Les propriétaires de calèche ont réussi à faire plier la Ville de Montréal. Le maire Coderre a finalement renoncé à leur interdire de circuler dans la métropole cet été à la suite d'un jugement provisoire de la Cour supérieure en faveur des cochers.

Le juge Kirkland Casgrain a accédé aujourd'hui à la demande des cochers qui contestaient le moratoire d'un an imposé par le maire. Dans sa décision, il leur allouait une injonction provisoire de 9 jours, le temps qu'un autre juge tranche l'affaire sur le fond. 



Cette étape ne sera pas nécessaire puisque le maire a décidé de ne pas se lancer dans une guerre devant les tribunaux cet été. Montréal renonce donc à son moratoire. «Clairement, le moratoire n'était pas la façon de faire. [...] Il y aura des calèches cet été», a admis le maire.

Dans son jugement, le juge Kirkland avait estimé que «la Ville n'a pas d'apparence de présomption de validité. Pourquoi la Ville a renouvelé les permis il y a trois mois?»

Le juge a reconnu à la Ville le pouvoir de limiter le nombre de permis de calèches, mais estimé qu'elle allait trop loin en les interdisant carrément. «Contingenter n'est pas interdire», a dit le juge.

Il a qualifié d'«étrange» la décision de la Ville alors qu'elle avait renouvelé il y a trois mois à peine leur permis. «Comment les cochers vont-ils vivre? Qu'adviendra-t-il des chevaux?», a poursuivi le juge.

Le maire Coderre a dit respecter ce jugement, mais estime que «le problème des calèches reste entier». Malgré l'abandon du moratoire, la Ville continuera ses travaux pour présenter une politique du cheval afin de revoir l'encadrement de cette industrie qu'il qualifie de «négligente».

Malgré ce revers, Denis Coderre estime que l'épisode n'aura pas été vain puisqu'il aura fait bien comprendre aux propriétaires de calèches que Montréal était insatisfaite de leur travail. Il refuse d'ailleurs de présenter ses excuses aux cochers pour les heures difficiles qu'ils ont vécu. «Si on veut changer l'industrie, il faut un électrochoc et c'est ce que j'ai fait», a-t-il dit.

Denis Coderre s'est défendu d'avoir agi trop impulsivement, soulignant qu'il voulait régler un problème de sécurité soulevé par certains incidents récents. «Certaines personnes vont faire les gorges chaudes et dire que je suis allé trop vite, mais je suis content d'aller trop vite quand c'est une question de sécurité. Vous êtes plus en sécurité quand vous avez quelqu'un qui prend des décisions que faire des comités d'étude», a dit le maire.

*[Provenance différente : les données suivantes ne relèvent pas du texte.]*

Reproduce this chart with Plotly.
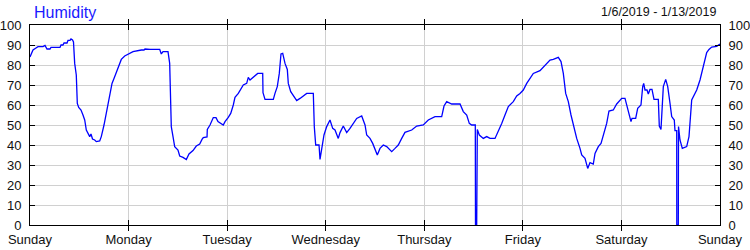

Satisfaits, les cochers ont dit qu'ils reprendraient le travail dès aujourd'hui. Ils en veulent toutefois au maire Coderre d'avoir tenté de les interdire des rues de Montréal cet été. «C'est une décision pas de coeur», a dénoncé Luc Desparois, propriétaire de calèches.

«Tout le monde a vraiment souffert de cela. On en a tous braillé de voir tes amis, tes proches, tout le monde à terre. On a des droits. Il a beau être maire de Montréal, je crois qu'il doit être raisonnable. Il nous a fait beaucoup de tort, psychologiquement. Je suis sûr que même mes chevaux l'ont ressenti», a dit Luc Desparois.

L'avocat des cochers a d'ailleurs souligné l'impact que l'annonce du moratoire a eu sur les cochers. «Ils n'ont pas pris en considération que 50 personnes se retrouvaient sans emploi», a indiqué l'avocat des cochers, Me Audi Gozlan.

L'opposition à l'hôtel de ville, qui appuyait le moratoire, a blâmé le maire pour ce revers de la Ville, estimant qu'il aurait dû s'y prendre plus tôt au lieu d'attendre à la dernière minute. «La décision de la Cour supérieure d'exiger la suspension du moratoire sur les calèches souligne à gros traits l'improvisation dont a fait preuve Denis Coderre. Si le maire Coderre avait demandé un avis juridique sur le sujet, il aurait certainement été avisé qu'il ne pouvait pas procéder de façon aussi cavalière sans que sa décision ne soit invalidée par la Cour», a réagi Sterling Downey, conseiller de Projet Montréal.